CREDIT DOWNGRADES: Standard & Poor’s Ratings Services on Friday lowered its corporate credit ratings for REV Holdings Inc. to “CC” from “CCC-” and on REV’s indirect subsidiary, Revlon Consumer Products Corp., to “CCC+” from “B-.” S&P said the outlook on both companies is negative, but removed both ratings from CreditWatch, where they were placed Oct. 31. S&P said the downgrade “reflects Revlon’s substantial debt leverage, liquidity concerns and a prolonged period of weak operating results.” S&P added that while the anticipated investment in Revlon, by Ronald Perelman’s MacAndrews & Forbes, of up to $150 million will improve the company’s liquidity position in 2003, it remains concerned that the firm’s liquidity may be severely stressed over the indeterminate term, given the rate at which the company’s cash balances have been depleting and its reduced credit facility availability. S&P also lowered ratings on Revlon’s bank loan to “B-” from “B”; its senior secured debt to “CCC+” from “B”; its senior unsecured debt to “CCC-” from “CCC,” and its subordinated debt to “CCC-” from “CCC.” At REV Holdings, S&P also lowered its senior secured debt rating to “CC” from “CCC-.”

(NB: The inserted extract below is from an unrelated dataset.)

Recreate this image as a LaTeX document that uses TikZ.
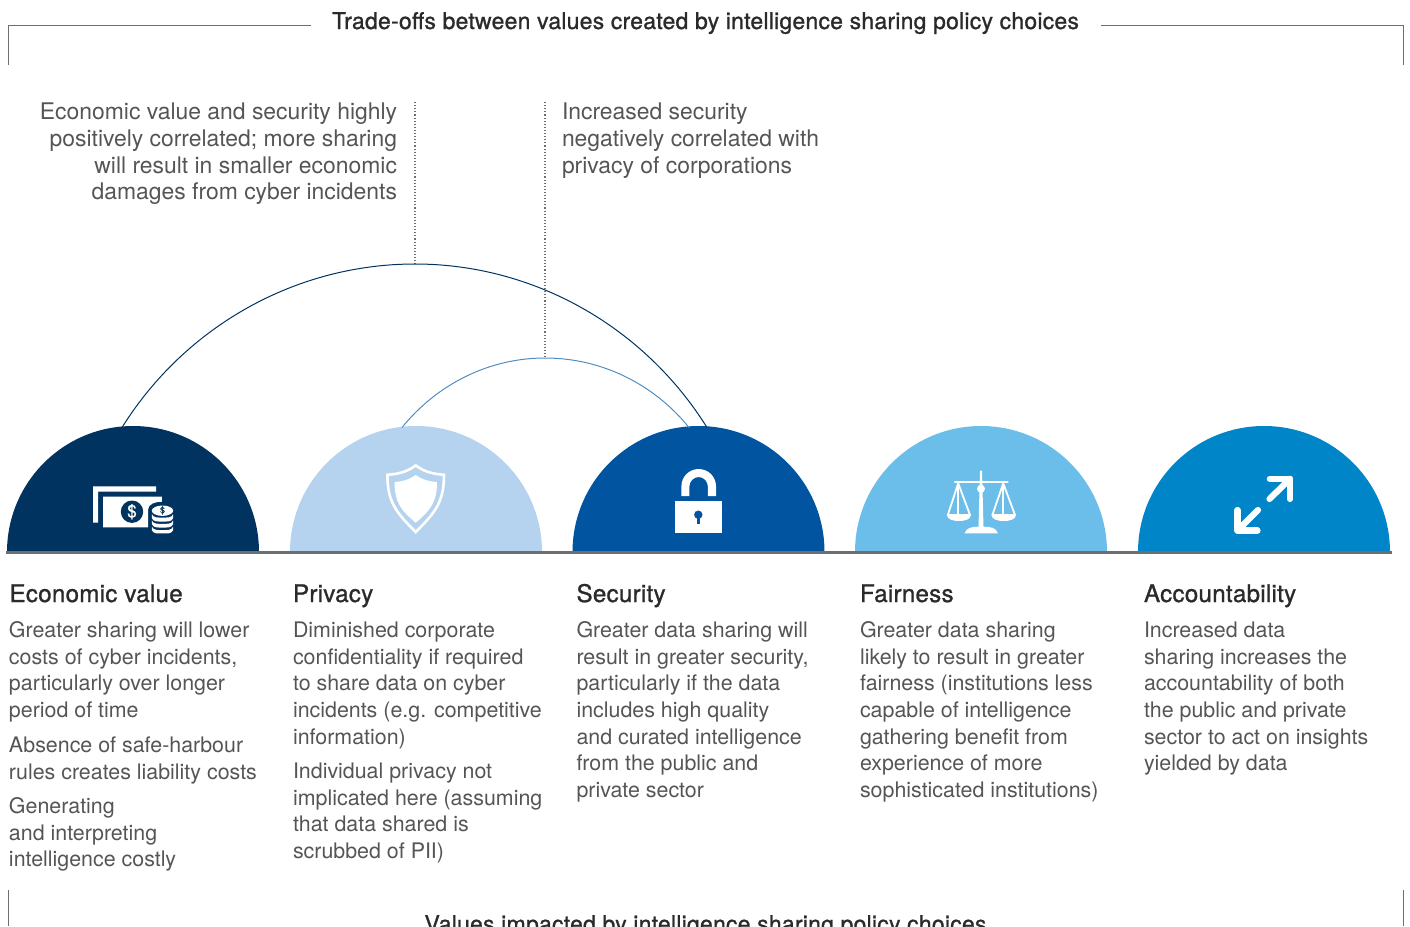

This story first appeared in the February 18, 2003 issue of WWD. Subscribe Today.
BAGGING PROFITS: Jaclyn Inc. reported earnings of $799,000, or 30 cents a diluted share for the second quarter ended Dec. 31. That’s a swing back from the red in the year-ago period when the West New York, N.J.-based handbag and sports bag, apparel and accessory marketer recorded a net loss of $116,000, or 4 cents. Sales more than doubled, rising 127.9 percent to $35.7 million from $15.7 million last year. In a statement, chairman Allan Ginsburg said the improvement was due to the acquisition of Topsville in January 2002, as well as higher volume from the firm’s other divisions. For the first half, Jaclyn reported net income of $1.1 million, or 42 cents, as compared with last year’s loss of $63,000, or 2 cents. Sales shot up 98.7 percent to $65.6 million from $33.9 million a year ago. While Ginsburg warned that third -and fourth-quarter operating results might be lower than last year’s — partly because the Anne Klein license was not renewed last June — he does expect full-year 2003 results to be “substantially better” than last year.
BLACK WEDDING: Wedding apparel maker JLM Couture Inc. is back in the black with fourth-quarter profits of $84,761, or 4 cents a diluted share, a significant improvement over last year’s loss of $113,379, or 6 cents. Sales for the period ended Oct. 31 shot up 11.9 percent to $5.1 million from $4.5 million a year ago. In a statement, chief executive Joseph Murphy attributed the New York-based firm’s revenue growth to increased market penetration domestically and in Europe, particularly for the company’s bridesmaid collection. Overall, for the full fiscal year, the country’s only publicly traded wedding apparel firm said net income leapt by nearly two-thirds, or 66.4 percent, to $1.1 million, or 53 cents, from $666,363, or 34 cents, in 2001. Sales for the year increased 15.3 percent to $24.7 million from $21.4 million a year ago.